### MATERIAL

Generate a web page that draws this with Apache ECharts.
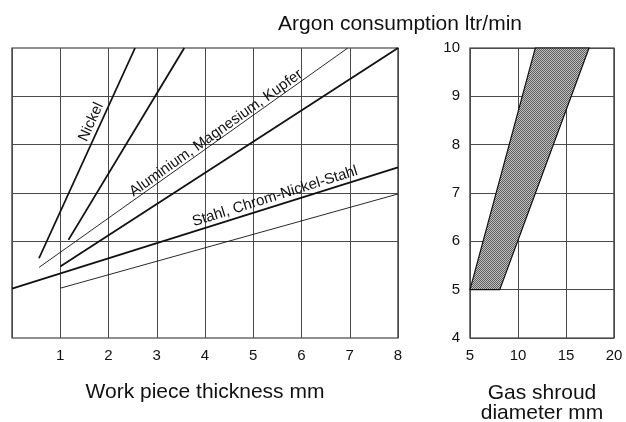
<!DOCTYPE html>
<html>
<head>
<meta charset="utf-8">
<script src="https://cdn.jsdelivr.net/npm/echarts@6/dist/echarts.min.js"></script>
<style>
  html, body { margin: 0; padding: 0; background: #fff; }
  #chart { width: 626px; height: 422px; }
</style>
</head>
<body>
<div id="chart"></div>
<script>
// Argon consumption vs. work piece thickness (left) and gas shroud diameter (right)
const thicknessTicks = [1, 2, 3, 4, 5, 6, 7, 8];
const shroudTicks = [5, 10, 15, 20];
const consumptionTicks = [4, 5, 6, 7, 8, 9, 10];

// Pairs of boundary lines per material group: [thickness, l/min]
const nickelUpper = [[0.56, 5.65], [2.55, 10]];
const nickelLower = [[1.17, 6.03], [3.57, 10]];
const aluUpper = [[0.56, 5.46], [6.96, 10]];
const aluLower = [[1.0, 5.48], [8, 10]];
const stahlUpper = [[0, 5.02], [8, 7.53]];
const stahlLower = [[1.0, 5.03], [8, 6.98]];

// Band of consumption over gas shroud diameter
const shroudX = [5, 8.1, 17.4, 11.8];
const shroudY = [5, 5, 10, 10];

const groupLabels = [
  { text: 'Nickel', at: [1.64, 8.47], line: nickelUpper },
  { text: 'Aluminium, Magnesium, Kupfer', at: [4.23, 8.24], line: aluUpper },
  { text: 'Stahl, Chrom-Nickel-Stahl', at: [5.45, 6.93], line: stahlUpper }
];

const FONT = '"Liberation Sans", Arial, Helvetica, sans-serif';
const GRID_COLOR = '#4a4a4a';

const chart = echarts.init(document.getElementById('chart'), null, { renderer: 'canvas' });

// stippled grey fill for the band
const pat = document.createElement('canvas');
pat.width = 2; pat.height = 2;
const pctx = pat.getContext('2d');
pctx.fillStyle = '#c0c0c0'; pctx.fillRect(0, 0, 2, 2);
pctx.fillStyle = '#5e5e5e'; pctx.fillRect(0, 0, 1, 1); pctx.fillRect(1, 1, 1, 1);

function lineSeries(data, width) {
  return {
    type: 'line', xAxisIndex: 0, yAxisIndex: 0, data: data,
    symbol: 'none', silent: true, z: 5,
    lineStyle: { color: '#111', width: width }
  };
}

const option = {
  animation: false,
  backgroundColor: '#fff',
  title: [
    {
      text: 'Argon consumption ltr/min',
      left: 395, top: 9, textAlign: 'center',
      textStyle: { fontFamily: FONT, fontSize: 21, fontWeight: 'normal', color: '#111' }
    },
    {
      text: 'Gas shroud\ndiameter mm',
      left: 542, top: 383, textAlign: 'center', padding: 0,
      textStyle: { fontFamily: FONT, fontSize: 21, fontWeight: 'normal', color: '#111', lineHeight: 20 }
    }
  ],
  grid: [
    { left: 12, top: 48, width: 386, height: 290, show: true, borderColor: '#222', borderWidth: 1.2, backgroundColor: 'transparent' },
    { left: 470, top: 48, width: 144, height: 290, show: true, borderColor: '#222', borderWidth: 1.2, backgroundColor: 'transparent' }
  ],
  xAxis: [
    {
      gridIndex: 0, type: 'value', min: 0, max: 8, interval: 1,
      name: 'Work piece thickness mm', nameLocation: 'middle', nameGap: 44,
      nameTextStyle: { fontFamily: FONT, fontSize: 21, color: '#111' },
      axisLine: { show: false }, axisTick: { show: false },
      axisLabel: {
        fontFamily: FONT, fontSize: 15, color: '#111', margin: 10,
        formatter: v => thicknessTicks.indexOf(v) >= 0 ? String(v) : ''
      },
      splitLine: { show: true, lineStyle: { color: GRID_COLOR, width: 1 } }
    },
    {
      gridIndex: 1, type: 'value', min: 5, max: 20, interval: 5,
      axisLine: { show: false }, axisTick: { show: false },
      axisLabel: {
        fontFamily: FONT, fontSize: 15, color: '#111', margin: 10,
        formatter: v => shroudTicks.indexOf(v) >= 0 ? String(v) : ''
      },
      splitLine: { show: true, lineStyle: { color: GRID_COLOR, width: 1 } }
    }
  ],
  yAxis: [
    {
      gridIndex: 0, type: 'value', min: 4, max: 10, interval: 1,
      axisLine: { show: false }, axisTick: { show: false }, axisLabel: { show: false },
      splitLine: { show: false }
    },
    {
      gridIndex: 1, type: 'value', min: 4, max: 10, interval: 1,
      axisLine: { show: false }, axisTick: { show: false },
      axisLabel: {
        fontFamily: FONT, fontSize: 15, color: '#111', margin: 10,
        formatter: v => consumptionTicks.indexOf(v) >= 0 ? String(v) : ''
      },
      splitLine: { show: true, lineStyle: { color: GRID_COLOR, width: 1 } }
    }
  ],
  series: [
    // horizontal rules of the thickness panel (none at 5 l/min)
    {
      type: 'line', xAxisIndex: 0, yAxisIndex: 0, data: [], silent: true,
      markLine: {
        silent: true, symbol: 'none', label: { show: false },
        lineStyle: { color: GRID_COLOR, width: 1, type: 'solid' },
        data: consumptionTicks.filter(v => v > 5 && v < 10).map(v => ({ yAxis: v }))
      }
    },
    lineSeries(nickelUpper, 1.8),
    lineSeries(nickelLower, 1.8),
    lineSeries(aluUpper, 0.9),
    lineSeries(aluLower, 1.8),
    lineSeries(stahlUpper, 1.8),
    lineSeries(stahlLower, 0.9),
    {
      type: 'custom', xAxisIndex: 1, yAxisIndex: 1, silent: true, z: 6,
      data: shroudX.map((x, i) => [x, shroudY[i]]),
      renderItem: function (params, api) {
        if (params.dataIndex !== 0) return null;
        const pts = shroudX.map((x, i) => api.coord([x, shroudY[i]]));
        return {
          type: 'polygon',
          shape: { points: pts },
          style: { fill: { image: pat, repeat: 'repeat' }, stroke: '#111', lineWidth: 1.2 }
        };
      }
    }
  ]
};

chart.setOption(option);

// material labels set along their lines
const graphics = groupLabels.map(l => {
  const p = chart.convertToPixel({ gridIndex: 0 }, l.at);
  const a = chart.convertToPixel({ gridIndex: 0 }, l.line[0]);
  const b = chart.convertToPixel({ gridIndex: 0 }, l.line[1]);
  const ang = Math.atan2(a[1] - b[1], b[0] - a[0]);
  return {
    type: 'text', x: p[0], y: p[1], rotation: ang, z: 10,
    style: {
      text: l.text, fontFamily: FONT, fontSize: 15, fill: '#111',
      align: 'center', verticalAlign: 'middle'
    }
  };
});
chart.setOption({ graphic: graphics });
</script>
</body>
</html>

### WHAT IS REQUIRED
Skip every picture and transcribe the data above exactly.

### RESPONSE TO THE EXERCISE
Generate a web page that draws this with Apache ECharts.
<!DOCTYPE html>
<html>
<head>
<meta charset="utf-8">
<script src="https://cdn.jsdelivr.net/npm/echarts@6/dist/echarts.min.js"></script>
<style>
  html, body { margin: 0; padding: 0; background: #fff; }
  #chart { width: 626px; height: 422px; }
</style>
</head>
<body>
<div id="chart"></div>
<script>
// Argon consumption vs. work piece thickness (left) and gas shroud diameter (right)
const thicknessTicks = [1, 2, 3, 4, 5, 6, 7, 8];
const shroudTicks = [5, 10, 15, 20];
const consumptionTicks = [4, 5, 6, 7, 8, 9, 10];

// Pairs of boundary lines per material group: [thickness, l/min]
const nickelUpper = [[0.56, 5.65], [2.55, 10]];
const nickelLower = [[1.17, 6.03], [3.57, 10]];
const aluUpper = [[0.56, 5.46], [6.96, 10]];
const aluLower = [[1.0, 5.48], [8, 10]];
const stahlUpper = [[0, 5.02], [8, 7.53]];
const stahlLower = [[1.0, 5.03], [8, 6.98]];

// Band of consumption over gas shroud diameter
const shroudX = [5, 8.1, 17.4, 11.8];
const shroudY = [5, 5, 10, 10];

const groupLabels = [
  { text: 'Nickel', at: [1.64, 8.47], line: nickelUpper },
  { text: 'Aluminium, Magnesium, Kupfer', at: [4.23, 8.24], line: aluUpper },
  { text: 'Stahl, Chrom-Nickel-Stahl', at: [5.45, 6.93], line: stahlUpper }
];

const FONT = '"Liberation Sans", Arial, Helvetica, sans-serif';
const GRID_COLOR = '#4a4a4a';

const chart = echarts.init(document.getElementById('chart'), null, { renderer: 'canvas' });

// stippled grey fill for the band
const pat = document.createElement('canvas');
pat.width = 2; pat.height = 2;
const pctx = pat.getContext('2d');
pctx.fillStyle = '#c0c0c0'; pctx.fillRect(0, 0, 2, 2);
pctx.fillStyle = '#5e5e5e'; pctx.fillRect(0, 0, 1, 1); pctx.fillRect(1, 1, 1, 1);

function lineSeries(data, width) {
  return {
    type: 'line', xAxisIndex: 0, yAxisIndex: 0, data: data,
    symbol: 'none', silent: true, z: 5,
    lineStyle: { color: '#111', width: width }
  };
}

const option = {
  animation: false,
  backgroundColor: '#fff',
  title: [
    {
      text: 'Argon consumption ltr/min',
      left: 395, top: 9, textAlign: 'center',
      textStyle: { fontFamily: FONT, fontSize: 21, fontWeight: 'normal', color: '#111' }
    },
    {
      text: 'Gas shroud\ndiameter mm',
      left: 542, top: 383, textAlign: 'center', padding: 0,
      textStyle: { fontFamily: FONT, fontSize: 21, fontWeight: 'normal', color: '#111', lineHeight: 20 }
    }
  ],
  grid: [
    { left: 12, top: 48, width: 386, height: 290, show: true, borderColor: '#222', borderWidth: 1.2, backgroundColor: 'transparent' },
    { left: 470, top: 48, width: 144, height: 290, show: true, borderColor: '#222', borderWidth: 1.2, backgroundColor: 'transparent' }
  ],
  xAxis: [
    {
      gridIndex: 0, type: 'value', min: 0, max: 8, interval: 1,
      name: 'Work piece thickness mm', nameLocation: 'middle', nameGap: 44,
      nameTextStyle: { fontFamily: FONT, fontSize: 21, color: '#111' },
      axisLine: { show: false }, axisTick: { show: false },
      axisLabel: {
        fontFamily: FONT, fontSize: 15, color: '#111', margin: 10,
        formatter: v => thicknessTicks.indexOf(v) >= 0 ? String(v) : ''
      },
      splitLine: { show: true, lineStyle: { color: GRID_COLOR, width: 1 } }
    },
    {
      gridIndex: 1, type: 'value', min: 5, max: 20, interval: 5,
      axisLine: { show: false }, axisTick: { show: false },
      axisLabel: {
        fontFamily: FONT, fontSize: 15, color: '#111', margin: 10,
        formatter: v => shroudTicks.indexOf(v) >= 0 ? String(v) : ''
      },
      splitLine: { show: true, lineStyle: { color: GRID_COLOR, width: 1 } }
    }
  ],
  yAxis: [
    {
      gridIndex: 0, type: 'value', min: 4, max: 10, interval: 1,
      axisLine: { show: false }, axisTick: { show: false }, axisLabel: { show: false },
      splitLine: { show: false }
    },
    {
      gridIndex: 1, type: 'value', min: 4, max: 10, interval: 1,
      axisLine: { show: false }, axisTick: { show: false },
      axisLabel: {
        fontFamily: FONT, fontSize: 15, color: '#111', margin: 10,
        formatter: v => consumptionTicks.indexOf(v) >= 0 ? String(v) : ''
      },
      splitLine: { show: true, lineStyle: { color: GRID_COLOR, width: 1 } }
    }
  ],
  series: [
    // horizontal rules of the thickness panel (none at 5 l/min)
    {
      type: 'line', xAxisIndex: 0, yAxisIndex: 0, data: [], silent: true,
      markLine: {
        silent: true, symbol: 'none', label: { show: false },
        lineStyle: { color: GRID_COLOR, width: 1, type: 'solid' },
        data: consumptionTicks.filter(v => v > 5 && v < 10).map(v => ({ yAxis: v }))
      }
    },
    lineSeries(nickelUpper, 1.8),
    lineSeries(nickelLower, 1.8),
    lineSeries(aluUpper, 0.9),
    lineSeries(aluLower, 1.8),
    lineSeries(stahlUpper, 1.8),
    lineSeries(stahlLower, 0.9),
    {
      type: 'custom', xAxisIndex: 1, yAxisIndex: 1, silent: true, z: 6,
      data: shroudX.map((x, i) => [x, shroudY[i]]),
      renderItem: function (params, api) {
        if (params.dataIndex !== 0) return null;
        const pts = shroudX.map((x, i) => api.coord([x, shroudY[i]]));
        return {
          type: 'polygon',
          shape: { points: pts },
          style: { fill: { image: pat, repeat: 'repeat' }, stroke: '#111', lineWidth: 1.2 }
        };
      }
    }
  ]
};

chart.setOption(option);

// material labels set along their lines
const graphics = groupLabels.map(l => {
  const p = chart.convertToPixel({ gridIndex: 0 }, l.at);
  const a = chart.convertToPixel({ gridIndex: 0 }, l.line[0]);
  const b = chart.convertToPixel({ gridIndex: 0 }, l.line[1]);
  const ang = Math.atan2(a[1] - b[1], b[0] - a[0]);
  return {
    type: 'text', x: p[0], y: p[1], rotation: ang, z: 10,
    style: {
      text: l.text, fontFamily: FONT, fontSize: 15, fill: '#111',
      align: 'center', verticalAlign: 'middle'
    }
  };
});
chart.setOption({ graphic: graphics });
</script>
</body>
</html>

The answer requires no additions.